A few months prior to the night we had finally faced this, Stephen had done a past life regression with Tracy. I was present and both fascinated and dismayed by what was revealed. While in a relaxed, meditative state, she spoke about being in France in the 1500s and thrown into an oubliette as punishment. Tracy later explained a lifelong fear of dark spaces and a deep seated fear of being imprisoned. She used the word “oubliette” while in her meditative state and spoke about what that was like – it sounded horrifying. Yet, upon coming out of her meditation, did not know what the word meant. An oubliette was a pit in which people were thrown into as punishment and largely forgotten about. Oublie in French means to forget. Her name had been Nicole. She was sixteen years old. She described details like her dress, her broken foot from the fall into the pit and what the pit felt like. She also spoke about Stephen being part of that life and intimated that they were together. It made me sad – stupid, I know, to assume that it was only me with whom he had shared past lives. This seemed to be one lifetime, in which, I was not present. For me, I felt an understanding of the connection they shared but a sadness that came with the feeling that there was some kind of divine inevitability to their attraction, against which I was powerless.

So, this newly discovered past life connection both fueled Stephen’s growing fascination in which he somehow felt like he was her knight in shining armor (in that life he had been the Captain of the King’s Guard). A vision post regression on Stephen’s part had revealed a scene where Henri, Captain of the King’s Guard rides on horseback to rescue Nicole from her imprisonment in the oubliette. This vision only served to further fuel my denial of a situation I felt was somehow inevitable. Not a good combination when trying to preserve a relationship that was proving to be under attack.

In retrospect, it is difficult to wrap my head around why this went as far as it did but at the very core is fear. Stephen was fearful about his self-worth – the attentions of a young woman and her two children was flattering and made him feel powerful. He had always seen himself as a protector and provider. Her growing dependence on him both emotionally and financially made him feel good about himself. I was fearful that if I didn’t just go along with the program, I would lose him and end up alone. All in all, not a good way to proceed for either of us!

Our mission now was to push ego aside in hearing each other’s points of view and really listen to, and feel, what the other was dealing with. We are human with all the frailties and faults that accompany that condition, the first step in understanding each other is to accept and forgive. The inability to “let go” of the feelings of betrayal or humiliation have more to do with hanging onto ego than in actually forgiving the other person—in my case, the fear of not being his only choice made me feel insecure. That is what I could no longer hold onto, letting go of that fear and finally embracing my own strength has allowed me to forgive the situation that brought it up for me.

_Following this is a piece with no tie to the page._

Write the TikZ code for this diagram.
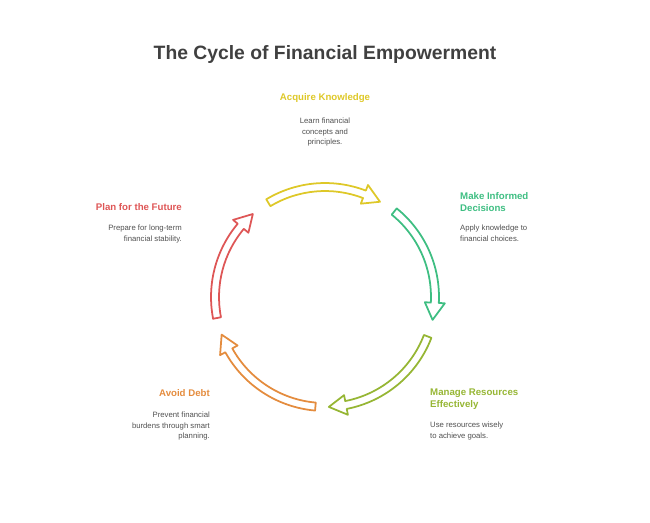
\documentclass[tikz,border=0pt]{standalone}
\usepackage{fontspec}
\setmainfont{Liberation Sans}
\usetikzlibrary{positioning}
\definecolor{cyellow}{RGB}{222,200,40}
\definecolor{cgreen}{RGB}{62,190,130}
\definecolor{colive}{RGB}{150,182,52}
\definecolor{corange}{RGB}{228,140,62}
\definecolor{cred}{RGB}{222,86,86}
\definecolor{ctext}{RGB}{80,80,80}
% hollow curved arrow: colour, start angle, end angle
\newcommand{\cyclearrow}[3]{%
  \draw[#1, line width=1pt, fill=white, line join=round]
    (#2:2.28cm) arc[start angle=#2, end angle=#3+9, radius=2.28cm]
    -- (#3+9:2.4cm) -- (#3:2.2cm) -- (#3+9:2.0cm) -- (#3+9:2.12cm)
    arc[start angle=#3+9, end angle=#2, radius=2.12cm] -- cycle;}
\begin{document}
\begin{tikzpicture}[x=0.02cm, y=-0.02cm,
    steptitle/.style={font=\bfseries\fontsize{5.5pt}{6.6pt}\selectfont},
    stepdesc/.style={text=ctext, font=\fontsize{4.4pt}{5.9pt}\selectfont}
  ]
  \useasboundingbox (0,0) rectangle (650,522);
  \node[font=\bfseries\fontsize{11pt}{14pt}\selectfont, text=ctext!80!black] (title) at (325,54) {The Cycle of Financial Empowerment};

  % arrows
  \begin{scope}[shift={(325,297)}, x=1cm, y=1cm]
    \cyclearrow{cyellow}{121}{60}
    \cyclearrow{cgreen}{51}{-12}
    \cyclearrow{colive}{-21}{-88}
    \cyclearrow{corange}{-95}{-160}
    \cyclearrow{cred}{-169}{-229}
  \end{scope}

  % labels
  \node[steptitle, text=cyellow] (acq) at (325,98) {Acquire Knowledge};
  \node[stepdesc, align=center, anchor=north] (acqd) at (325,112) {Learn financial\\concepts and\\principles.};

  \node[steptitle, text=cgreen, align=left, anchor=west] (mak) at (454,202) {Make Informed\\Decisions};
  \node[stepdesc, align=left, anchor=north west] (makd) at (454,219) {Apply knowledge to\\financial choices.};

  \node[steptitle, text=colive, align=left, anchor=west] (man) at (424,399) {Manage Resources\\Effectively};
  \node[stepdesc, align=left, anchor=north west] (mand) at (424,416) {Use resources wisely\\to achieve goals.};

  \node[steptitle, text=corange, anchor=east] (avo) at (216,393) {Avoid Debt};
  \node[stepdesc, align=right, anchor=north east] (avod) at (216,406) {Prevent financial\\burdens through smart\\planning.};

  \node[steptitle, text=cred, anchor=east] (pla) at (188,207) {Plan for the Future};
  \node[stepdesc, align=right, anchor=north east] (plad) at (188,219) {Prepare for long-term\\financial stability.};
\end{tikzpicture}
\end{document}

So many of our discussions had centered on why this situation had presented itself and what was to be learned from it. Many of my questions felt like they were rooted in the relationship Stephen and Tracy had shared in the 1500s in France. It was becoming obvious that Spirit was intent on us discovering the details of this shared past life for a reason. We were hungry for some understanding as to why we found ourselves in this broken place. Strong marriages like ours don’t allow for someone to insinuate themselves, like Tracy had, in ours. Feeling confident that a greater understanding of their soul connection would answer some of our deepest questions, we began a plan of meditation and notation in order to pull together the details of what seemed a pivotal lifetime for all involved. Months before he had done the past life regression with Tracy, in which we discovered that both she and Stephen had featured – we assumed as her fiancé. This process was going to start with understanding my role in that life, if, in fact, I had been a part.

Then a big revelation for me happened while I was doing dishes, of all things. Let me explain, Stephen’s intuitive abilities seem to come, in the early days of his experience of mediumship, in the form of song, the meaning to be understood on research of lyrics, then later through the use of a pendulum to verify his thoughts and with greater effort, by actually “seeing” a situation. For me, however, intuition was more of an emotionally-based event. My realization was that I had been her mother in that past life! The feeling that I had been Nicole’s mother in that lifetime was visceral in its intensity. Stephen questioned that, saying he had gotten only that her mother had been in the convent but had not “seen” her so didn’t know for sure. But I knew in my heart of hearts, that it had been me. It explained so much. It was why I felt a sense of maternal protectiveness even after it became obvious that my husband had become increasingly obsessed with her. It explained, in part, why I allowed it to go so far.

My name was Dominique and I died in 1544 in Loudun, France.